Die dritte und vierte Partie waren nach Schachcomputern die fehlerfreiesten und am genauesten gespielten Schachmatches aller Zeiten. Schachexperten und Topspieler schnalzen mit der Zunge bei so viel Präzision.

Schach-Neulinge wollen mehr Entscheidungen

Nicht so die vielen Neulinge, die während des Corona-Booms hauptsächlich online zum Schach gefunden haben. "Für die ist das schwer zu ertragen, ihnen fehlt auch die Geduld", sagt Schach-Streamer "The Big Greek". "Sie machen jedes Spiel sehr vom Ergebnis abhängig, wollen Entscheidungen."

Online haben noch nie so viele Menschen bei einer Schach-WM eingeschaltet wie in diesem Jahr – bis zu 400.000 Zuschauer gleichzeitig. Über 100 Anbieter übertragen die WM live. Marktführer ist die Plattform "chess24", die zum Firmenimperium der "Play Magnus Group" des Weltmeisters Carlsen gehört.

Diskussion neu entfacht: Wie den WM-Modus verändern?

Die vielen Schach-Neulinge im Netz, die schnelle und spektakuläre Partien wollen, haben eine Uraltdiskussion im Schach neu entfacht: Soll der Modus der Schach-WM verändert werden? Wie schafft man es, dass es weniger Unentschieden gibt?

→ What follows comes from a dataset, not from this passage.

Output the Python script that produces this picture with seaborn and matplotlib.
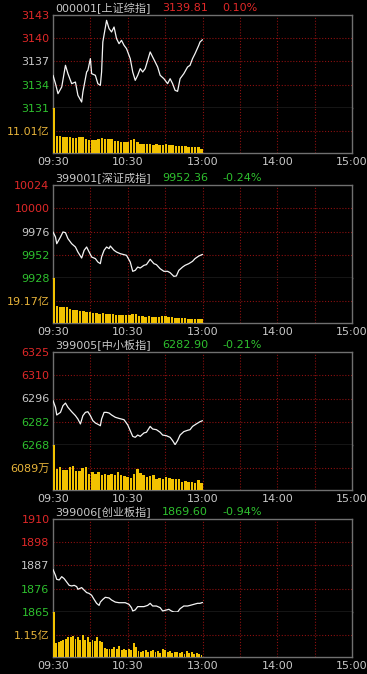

Der Welt-Schachverband FIDE hat bei dieser WM schon weniger Ruhetage eingeführt, außerdem die Gutschriften pro Zug gestrichen. Vielen reicht das noch nicht. Manche fordern ein Knockout-Turnier um die Schachkrone.

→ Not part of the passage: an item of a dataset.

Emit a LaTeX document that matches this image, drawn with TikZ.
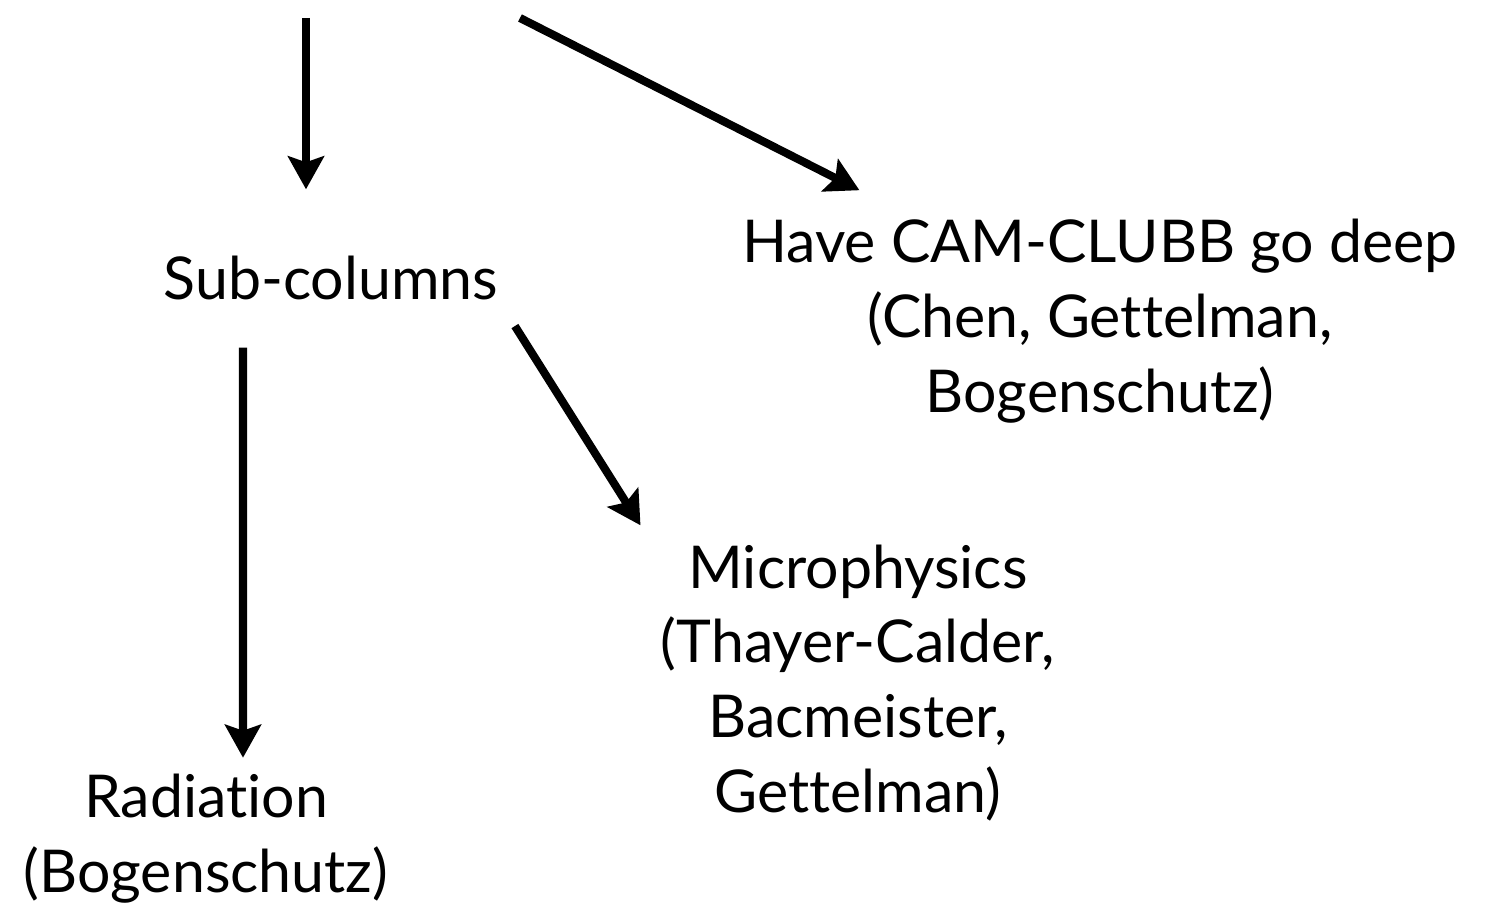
\documentclass[tikz,border=0pt]{standalone}
\usepackage{fontspec}
\setmainfont[Ligatures=NoCommon]{Lato}
\usetikzlibrary{arrows.meta, positioning}
\tikzstyle{topic} = [
	align=center,
	inner sep=0pt,
	font=\fontsize{16.8}{21.3}\selectfont
]
\tikzstyle{arrow} = [line width=2.3pt,-{Stealth[length=0.33cm,width=0.36cm,inset=0.06cm]}]

\begin{document}
\begin{tikzpicture}

		\useasboundingbox (0,0) rectangle (14.91,9.07);

		\coordinate (topleft) at (3.06,8.89);
		\coordinate (topright) at (5.20,8.89);

		\node (subcolumns) [topic] at (3.31,6.29) {Sub-columns};
		\node (camclubb) [topic] at (11.00,5.86) {Have CAM-CLUBB go deep\\(Chen, Gettelman,\\Bogenschutz)};
		\node (microphysics) [topic] at (8.58,2.24) {Microphysics\\(Thayer-Calder,\\Bacmeister,\\Gettelman)};
		\node (radiation) [topic] at (2.06,0.68) {Radiation\\(Bogenschutz)};

		\draw [arrow, shorten >=0.66cm] (topleft) -- (topleft |- subcolumns.north);
		\draw [arrow, shorten >=0.62cm] (topright) -- (camclubb.151);

		\draw [arrow, shorten <=0.47cm, shorten >=0.16cm] ([xshift=-0.88cm]subcolumns.south) -- ([xshift=0.37cm]radiation.north);
		\draw [arrow, shorten <=0.30cm, shorten >=0.22cm] (subcolumns.south east) -- ([xshift=-0.08cm]microphysics.north west);

	\end{tikzpicture}
\end{document}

"Ich denke, die FIDE wird die Bedenkzeit weiter verkürzen bei den nächsten Weltmeisterschaften", glaubt Souleidis. "Dann gibt es automatisch mehr Fehler und Entscheidungen."

Carlsen fordert schon lange Veränderungen

Weltmeister Magnus Carlsen hat sich schon oft kritisch zum WM-Modus geäußert. Carlsen will schnellere Spiele und mehr Risiko – so wie er es bei seiner selbst organisierten Online-Turnierserie vorgemacht hat.

Er wird die Diskussion nach der WM weiter anheizen. Bei den Pressekonferenzen nach den Partien wird Carlsen ständig auf das Thema angesprochen. "Es gibt ein Sprichwort", sagte Carlsen vor wenigen Tagen. "Wenn du nichts Nettes zu einem Thema zu sagen hast, sag lieber gar nichts."